Exercise: Print, exactly as they stand, the lines from the start of the listing to the line containing "administrativo = [213, 29, 54, 87, 46, 87, 16, 31, 70]", inclusive.

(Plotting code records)
● ● ● ●

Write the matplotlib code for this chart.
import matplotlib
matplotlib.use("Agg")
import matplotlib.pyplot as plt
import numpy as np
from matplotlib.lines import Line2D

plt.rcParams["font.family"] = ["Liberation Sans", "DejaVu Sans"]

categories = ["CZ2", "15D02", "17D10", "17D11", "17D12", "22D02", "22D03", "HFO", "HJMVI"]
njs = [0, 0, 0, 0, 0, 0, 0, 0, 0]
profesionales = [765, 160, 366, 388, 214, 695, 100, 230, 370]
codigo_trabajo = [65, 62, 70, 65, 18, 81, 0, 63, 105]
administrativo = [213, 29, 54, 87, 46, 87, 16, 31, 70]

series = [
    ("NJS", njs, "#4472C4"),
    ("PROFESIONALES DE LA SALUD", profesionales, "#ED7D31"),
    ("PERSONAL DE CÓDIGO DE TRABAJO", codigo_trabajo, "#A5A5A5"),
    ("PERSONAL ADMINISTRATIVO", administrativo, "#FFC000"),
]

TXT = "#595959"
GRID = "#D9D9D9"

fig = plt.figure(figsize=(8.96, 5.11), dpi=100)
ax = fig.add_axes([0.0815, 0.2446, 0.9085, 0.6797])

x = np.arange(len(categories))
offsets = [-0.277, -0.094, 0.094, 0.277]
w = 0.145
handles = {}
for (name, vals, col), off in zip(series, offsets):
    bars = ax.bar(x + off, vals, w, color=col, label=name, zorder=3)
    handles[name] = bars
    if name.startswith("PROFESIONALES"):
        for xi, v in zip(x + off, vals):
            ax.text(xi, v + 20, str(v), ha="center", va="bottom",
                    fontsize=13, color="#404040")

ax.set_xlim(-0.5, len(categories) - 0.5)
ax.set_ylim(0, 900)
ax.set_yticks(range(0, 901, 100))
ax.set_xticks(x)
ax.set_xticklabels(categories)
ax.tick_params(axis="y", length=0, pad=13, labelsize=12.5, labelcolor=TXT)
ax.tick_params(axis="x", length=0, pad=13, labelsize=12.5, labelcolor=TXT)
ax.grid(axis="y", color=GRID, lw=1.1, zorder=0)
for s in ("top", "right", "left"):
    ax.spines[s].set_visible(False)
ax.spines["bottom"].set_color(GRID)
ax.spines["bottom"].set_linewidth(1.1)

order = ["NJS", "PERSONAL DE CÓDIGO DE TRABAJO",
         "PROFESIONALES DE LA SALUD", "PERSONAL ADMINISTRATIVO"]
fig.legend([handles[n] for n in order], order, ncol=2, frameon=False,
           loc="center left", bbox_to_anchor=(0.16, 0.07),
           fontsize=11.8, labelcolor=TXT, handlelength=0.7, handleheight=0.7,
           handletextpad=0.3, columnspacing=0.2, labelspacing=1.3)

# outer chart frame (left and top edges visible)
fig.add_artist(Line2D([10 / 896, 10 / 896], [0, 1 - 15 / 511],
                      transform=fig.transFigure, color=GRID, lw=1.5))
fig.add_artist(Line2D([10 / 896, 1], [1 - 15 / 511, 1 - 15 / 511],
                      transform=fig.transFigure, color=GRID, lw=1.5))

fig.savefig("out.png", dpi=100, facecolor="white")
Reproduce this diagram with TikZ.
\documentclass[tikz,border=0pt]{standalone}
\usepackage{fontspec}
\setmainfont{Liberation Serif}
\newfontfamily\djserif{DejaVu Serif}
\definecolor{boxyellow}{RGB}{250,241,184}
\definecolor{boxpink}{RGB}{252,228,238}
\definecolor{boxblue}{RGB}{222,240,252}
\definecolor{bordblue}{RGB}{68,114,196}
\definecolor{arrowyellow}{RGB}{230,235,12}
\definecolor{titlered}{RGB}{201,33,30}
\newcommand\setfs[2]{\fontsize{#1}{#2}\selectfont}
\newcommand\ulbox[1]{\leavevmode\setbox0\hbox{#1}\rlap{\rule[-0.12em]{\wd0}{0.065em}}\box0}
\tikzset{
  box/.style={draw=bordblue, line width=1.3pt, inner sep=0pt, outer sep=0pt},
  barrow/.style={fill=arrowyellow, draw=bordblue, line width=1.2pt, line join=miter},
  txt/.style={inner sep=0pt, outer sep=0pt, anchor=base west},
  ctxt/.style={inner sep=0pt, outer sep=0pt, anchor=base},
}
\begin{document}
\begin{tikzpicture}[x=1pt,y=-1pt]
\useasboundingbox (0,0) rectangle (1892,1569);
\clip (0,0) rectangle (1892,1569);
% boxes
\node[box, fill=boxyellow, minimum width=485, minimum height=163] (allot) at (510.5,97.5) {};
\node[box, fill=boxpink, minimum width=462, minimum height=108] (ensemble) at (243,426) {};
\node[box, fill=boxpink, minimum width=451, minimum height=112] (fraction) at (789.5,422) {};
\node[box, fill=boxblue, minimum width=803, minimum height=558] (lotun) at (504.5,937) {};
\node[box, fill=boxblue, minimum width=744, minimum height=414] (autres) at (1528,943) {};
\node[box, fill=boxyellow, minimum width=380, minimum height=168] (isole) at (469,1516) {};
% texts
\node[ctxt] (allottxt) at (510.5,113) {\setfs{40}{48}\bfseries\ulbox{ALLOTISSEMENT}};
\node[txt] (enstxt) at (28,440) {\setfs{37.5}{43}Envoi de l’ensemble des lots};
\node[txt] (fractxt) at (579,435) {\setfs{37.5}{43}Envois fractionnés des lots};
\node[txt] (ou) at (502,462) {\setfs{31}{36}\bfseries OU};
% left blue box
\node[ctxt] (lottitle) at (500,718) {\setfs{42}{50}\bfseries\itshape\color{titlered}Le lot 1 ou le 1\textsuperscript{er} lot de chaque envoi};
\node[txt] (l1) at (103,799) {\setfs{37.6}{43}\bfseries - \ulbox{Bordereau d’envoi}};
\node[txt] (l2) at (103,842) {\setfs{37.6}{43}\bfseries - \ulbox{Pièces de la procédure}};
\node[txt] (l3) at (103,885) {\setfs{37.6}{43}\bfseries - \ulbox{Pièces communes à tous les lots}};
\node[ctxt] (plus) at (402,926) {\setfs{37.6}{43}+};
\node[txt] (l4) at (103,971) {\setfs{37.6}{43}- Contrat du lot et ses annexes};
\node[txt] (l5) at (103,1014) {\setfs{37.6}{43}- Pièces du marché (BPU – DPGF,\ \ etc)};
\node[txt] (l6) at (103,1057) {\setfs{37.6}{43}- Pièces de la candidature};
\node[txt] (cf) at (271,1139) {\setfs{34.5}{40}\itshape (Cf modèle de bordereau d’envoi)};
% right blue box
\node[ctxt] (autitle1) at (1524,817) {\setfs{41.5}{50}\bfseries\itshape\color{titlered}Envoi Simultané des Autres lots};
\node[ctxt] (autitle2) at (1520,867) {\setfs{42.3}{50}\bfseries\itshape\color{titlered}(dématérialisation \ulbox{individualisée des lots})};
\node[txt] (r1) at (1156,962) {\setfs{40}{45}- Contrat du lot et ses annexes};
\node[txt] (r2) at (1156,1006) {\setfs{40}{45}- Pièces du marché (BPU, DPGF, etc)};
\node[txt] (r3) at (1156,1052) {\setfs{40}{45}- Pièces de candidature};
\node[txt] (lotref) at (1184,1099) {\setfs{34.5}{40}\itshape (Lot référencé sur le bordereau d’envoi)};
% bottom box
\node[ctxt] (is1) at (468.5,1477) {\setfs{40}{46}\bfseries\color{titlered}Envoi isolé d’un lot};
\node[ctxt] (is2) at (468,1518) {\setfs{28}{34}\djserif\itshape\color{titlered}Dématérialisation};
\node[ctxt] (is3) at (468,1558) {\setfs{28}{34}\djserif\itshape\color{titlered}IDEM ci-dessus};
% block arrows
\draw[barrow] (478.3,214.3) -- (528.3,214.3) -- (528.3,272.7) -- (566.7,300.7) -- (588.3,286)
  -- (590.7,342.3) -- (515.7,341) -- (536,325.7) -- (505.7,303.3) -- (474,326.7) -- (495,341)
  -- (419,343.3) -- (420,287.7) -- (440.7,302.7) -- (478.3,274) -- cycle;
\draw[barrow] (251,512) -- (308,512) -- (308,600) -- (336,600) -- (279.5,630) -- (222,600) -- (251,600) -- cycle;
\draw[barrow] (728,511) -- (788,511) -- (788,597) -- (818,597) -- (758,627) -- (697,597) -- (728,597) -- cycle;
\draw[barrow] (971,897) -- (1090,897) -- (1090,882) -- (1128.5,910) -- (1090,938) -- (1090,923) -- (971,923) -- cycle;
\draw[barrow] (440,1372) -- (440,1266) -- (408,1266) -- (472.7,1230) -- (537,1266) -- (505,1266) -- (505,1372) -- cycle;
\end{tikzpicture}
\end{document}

● ● ● ●

Solution for this task:
Write the matplotlib code for this chart.
import matplotlib
matplotlib.use("Agg")
import matplotlib.pyplot as plt
import numpy as np
from matplotlib.lines import Line2D

plt.rcParams["font.family"] = ["Liberation Sans", "DejaVu Sans"]

categories = ["CZ2", "15D02", "17D10", "17D11", "17D12", "22D02", "22D03", "HFO", "HJMVI"]
njs = [0, 0, 0, 0, 0, 0, 0, 0, 0]
profesionales = [765, 160, 366, 388, 214, 695, 100, 230, 370]
codigo_trabajo = [65, 62, 70, 65, 18, 81, 0, 63, 105]
administrativo = [213, 29, 54, 87, 46, 87, 16, 31, 70]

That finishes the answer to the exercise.